-- Source data start --

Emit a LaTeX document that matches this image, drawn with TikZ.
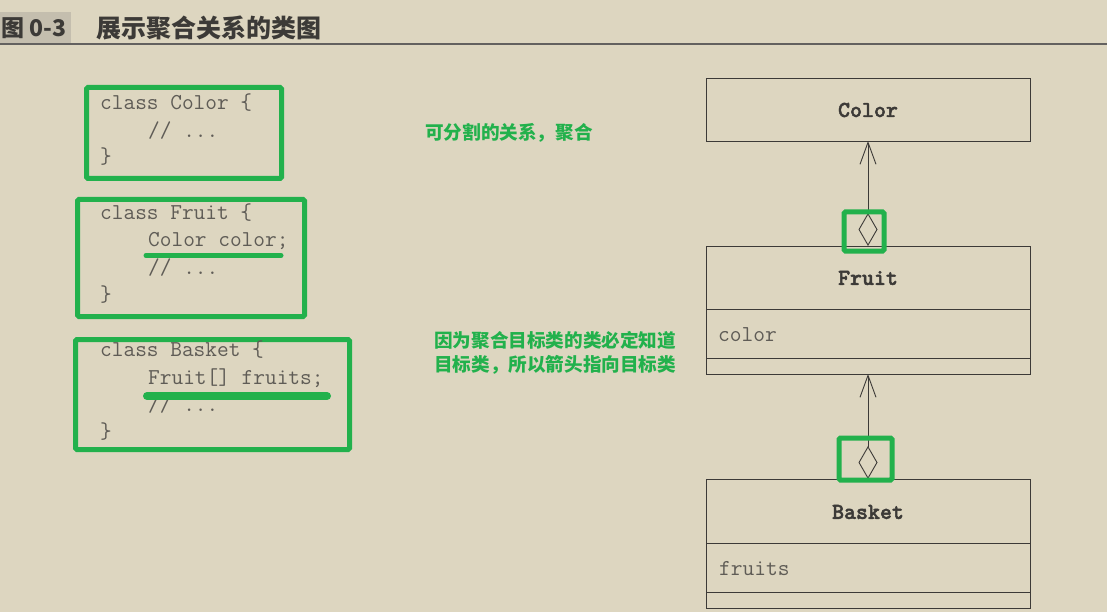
\documentclass[tikz,border=0pt]{standalone}
\usepackage{fontspec}
\newfontfamily\cjk{Noto Sans CJK SC}
\newfontfamily\tmono{Latin Modern Mono}
\newfontfamily\bmono{lmmonolt10-bold.otf}[FakeBold=2]
\usetikzlibrary{arrows.meta}
\definecolor{bg}{RGB}{221,214,192}
\definecolor{hlgreen}{RGB}{34,177,76}
\definecolor{codegray}{RGB}{95,92,86}
\definecolor{uml}{RGB}{60,58,55}
\definecolor{titlebox}{RGB}{196,190,174}
\tikzset{
  codeline/.style={anchor=base west, inner sep=0pt, text=codegray, font=\tmono\fontsize{22.7}{24}\selectfont},
  hlbox/.style={draw=hlgreen, line width=5pt, rounded corners=1.5pt},
  hlline/.style={draw=hlgreen, line cap=round},
  note/.style={anchor=west, inner sep=0pt, text=hlgreen, font=\cjk\bfseries\fontsize{18.6}{24}\selectfont},
  umlbox/.style={draw=uml, line width=0.9pt},
  umlname/.style={inner sep=0pt, text=uml, font=\bmono\fontsize{22.8}{24}\selectfont},
  umlattr/.style={anchor=base west, inner sep=0pt, text=codegray, font=\tmono\fontsize{22.8}{24}\selectfont},
  aggr/.style={draw=uml, line width=0.9pt, {Diamond[open,length=33pt,width=19pt,line width=0.9pt]}-{Straight Barb[length=22pt,width=16pt,line width=0.9pt]}},
}
\begin{document}
\begin{tikzpicture}[x=1pt,y=-1pt]
\useasboundingbox (0,0) rectangle (1107,612);
\fill[bg] (0,0) rectangle (1107,612);

% title
\fill[titlebox] (0,12) rectangle (71,44);
\node[anchor=west, inner sep=0pt, text=uml, font=\cjk\bfseries\fontsize{23}{26}\selectfont] (fig) at (1,28) {图 0-3};
\node[anchor=west, inner sep=0pt, text=uml, font=\cjk\bfseries\fontsize{25}{28}\selectfont] (title) at (96,28) {展示聚合关系的类图};
\draw[uml!80, line width=1.3pt] (0,44) -- (1107,44);

% code boxes
\draw[hlbox] (86.5,87.5) rectangle (281.5,178.5);
\node[codeline] (c1a) at (100,110) {class Color \{};
\node[codeline] (c1b) at (148,138) {// ...};
\node[codeline] (c1c) at (100,164) {\}};

\draw[hlbox] (77.5,199.5) rectangle (304.5,316.5);
\node[codeline] (c2a) at (100,219) {class Fruit \{};
\node[codeline] (c2b) at (148,246) {Color color;};
\node[codeline] (c2c) at (148,274) {// ...};
\node[codeline] (c2d) at (100,301) {\}};
\draw[hlline, line width=5pt] (146,255.5) -- (281,255.5);

\draw[hlbox] (75.5,339.5) rectangle (349.5,449.5);
\node[codeline] (c3a) at (100,356) {class Basket \{};
\node[codeline] (c3b) at (148,384) {Fruit[] fruits;};
\node[codeline] (c3c) at (148,411) {// ...};
\node[codeline] (c3d) at (100,438) {\}};
\draw[hlline, line width=8pt] (147,396) -- (327,396);

% notes
\node[note] (n1) at (425,133) {可分割的关系，聚合};
\node[note] (n2) at (434,340) {因为聚合目标类的类必定知道};
\node[note] (n3) at (434,365) {目标类，所以箭头指向目标类};

% UML
\draw[umlbox] (706,78) rectangle (1030,141);
\node[umlname] (color) at (868,110) {Color};
\coordinate (colorS) at (868,141);

\draw[umlbox] (706,246) rectangle (1030,374);
\draw[umlbox] (706,309) -- (1030,309);
\draw[umlbox] (706,358) -- (1030,358);
\node[umlname] (fruit) at (868,278) {Fruit};
\node[umlattr] (fruitattr) at (718,341) {color};
\coordinate (fruitN) at (868,246);
\coordinate (fruitS) at (868,374);

\draw[umlbox] (706,479) rectangle (1030,608);
\draw[umlbox] (706,543) -- (1030,543);
\draw[umlbox] (706,592) -- (1030,592);
\node[umlname] (basket) at (868,512) {Basket};
\node[umlattr] (basketattr) at (719,575) {fruits};
\coordinate (basketN) at (868,479);

\draw[aggr] (fruitN) -- (colorS);
\draw[aggr] (basketN) -- (fruitS);

% highlight squares
\draw[hlbox] (844,212) rectangle (884,251);
\draw[hlbox] (839,438) rectangle (892,480);
\end{tikzpicture}
\end{document}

-- Source data end --

■ **Exercise task**:
Set down the material above as is, without any pictures.

■ **Correct output**:
Emit a LaTeX document that matches this image, drawn with TikZ.
\documentclass[tikz,border=0pt]{standalone}
\usepackage{fontspec}
\newfontfamily\cjk{Noto Sans CJK SC}
\newfontfamily\tmono{Latin Modern Mono}
\newfontfamily\bmono{lmmonolt10-bold.otf}[FakeBold=2]
\usetikzlibrary{arrows.meta}
\definecolor{bg}{RGB}{221,214,192}
\definecolor{hlgreen}{RGB}{34,177,76}
\definecolor{codegray}{RGB}{95,92,86}
\definecolor{uml}{RGB}{60,58,55}
\definecolor{titlebox}{RGB}{196,190,174}
\tikzset{
  codeline/.style={anchor=base west, inner sep=0pt, text=codegray, font=\tmono\fontsize{22.7}{24}\selectfont},
  hlbox/.style={draw=hlgreen, line width=5pt, rounded corners=1.5pt},
  hlline/.style={draw=hlgreen, line cap=round},
  note/.style={anchor=west, inner sep=0pt, text=hlgreen, font=\cjk\bfseries\fontsize{18.6}{24}\selectfont},
  umlbox/.style={draw=uml, line width=0.9pt},
  umlname/.style={inner sep=0pt, text=uml, font=\bmono\fontsize{22.8}{24}\selectfont},
  umlattr/.style={anchor=base west, inner sep=0pt, text=codegray, font=\tmono\fontsize{22.8}{24}\selectfont},
  aggr/.style={draw=uml, line width=0.9pt, {Diamond[open,length=33pt,width=19pt,line width=0.9pt]}-{Straight Barb[length=22pt,width=16pt,line width=0.9pt]}},
}
\begin{document}
\begin{tikzpicture}[x=1pt,y=-1pt]
\useasboundingbox (0,0) rectangle (1107,612);
\fill[bg] (0,0) rectangle (1107,612);

% title
\fill[titlebox] (0,12) rectangle (71,44);
\node[anchor=west, inner sep=0pt, text=uml, font=\cjk\bfseries\fontsize{23}{26}\selectfont] (fig) at (1,28) {图 0-3};
\node[anchor=west, inner sep=0pt, text=uml, font=\cjk\bfseries\fontsize{25}{28}\selectfont] (title) at (96,28) {展示聚合关系的类图};
\draw[uml!80, line width=1.3pt] (0,44) -- (1107,44);

% code boxes
\draw[hlbox] (86.5,87.5) rectangle (281.5,178.5);
\node[codeline] (c1a) at (100,110) {class Color \{};
\node[codeline] (c1b) at (148,138) {// ...};
\node[codeline] (c1c) at (100,164) {\}};

\draw[hlbox] (77.5,199.5) rectangle (304.5,316.5);
\node[codeline] (c2a) at (100,219) {class Fruit \{};
\node[codeline] (c2b) at (148,246) {Color color;};
\node[codeline] (c2c) at (148,274) {// ...};
\node[codeline] (c2d) at (100,301) {\}};
\draw[hlline, line width=5pt] (146,255.5) -- (281,255.5);

\draw[hlbox] (75.5,339.5) rectangle (349.5,449.5);
\node[codeline] (c3a) at (100,356) {class Basket \{};
\node[codeline] (c3b) at (148,384) {Fruit[] fruits;};
\node[codeline] (c3c) at (148,411) {// ...};
\node[codeline] (c3d) at (100,438) {\}};
\draw[hlline, line width=8pt] (147,396) -- (327,396);

% notes
\node[note] (n1) at (425,133) {可分割的关系，聚合};
\node[note] (n2) at (434,340) {因为聚合目标类的类必定知道};
\node[note] (n3) at (434,365) {目标类，所以箭头指向目标类};

% UML
\draw[umlbox] (706,78) rectangle (1030,141);
\node[umlname] (color) at (868,110) {Color};
\coordinate (colorS) at (868,141);

\draw[umlbox] (706,246) rectangle (1030,374);
\draw[umlbox] (706,309) -- (1030,309);
\draw[umlbox] (706,358) -- (1030,358);
\node[umlname] (fruit) at (868,278) {Fruit};
\node[umlattr] (fruitattr) at (718,341) {color};
\coordinate (fruitN) at (868,246);
\coordinate (fruitS) at (868,374);

\draw[umlbox] (706,479) rectangle (1030,608);
\draw[umlbox] (706,543) -- (1030,543);
\draw[umlbox] (706,592) -- (1030,592);
\node[umlname] (basket) at (868,512) {Basket};
\node[umlattr] (basketattr) at (719,575) {fruits};
\coordinate (basketN) at (868,479);

\draw[aggr] (fruitN) -- (colorS);
\draw[aggr] (basketN) -- (fruitS);

% highlight squares
\draw[hlbox] (844,212) rectangle (884,251);
\draw[hlbox] (839,438) rectangle (892,480);
\end{tikzpicture}
\end{document}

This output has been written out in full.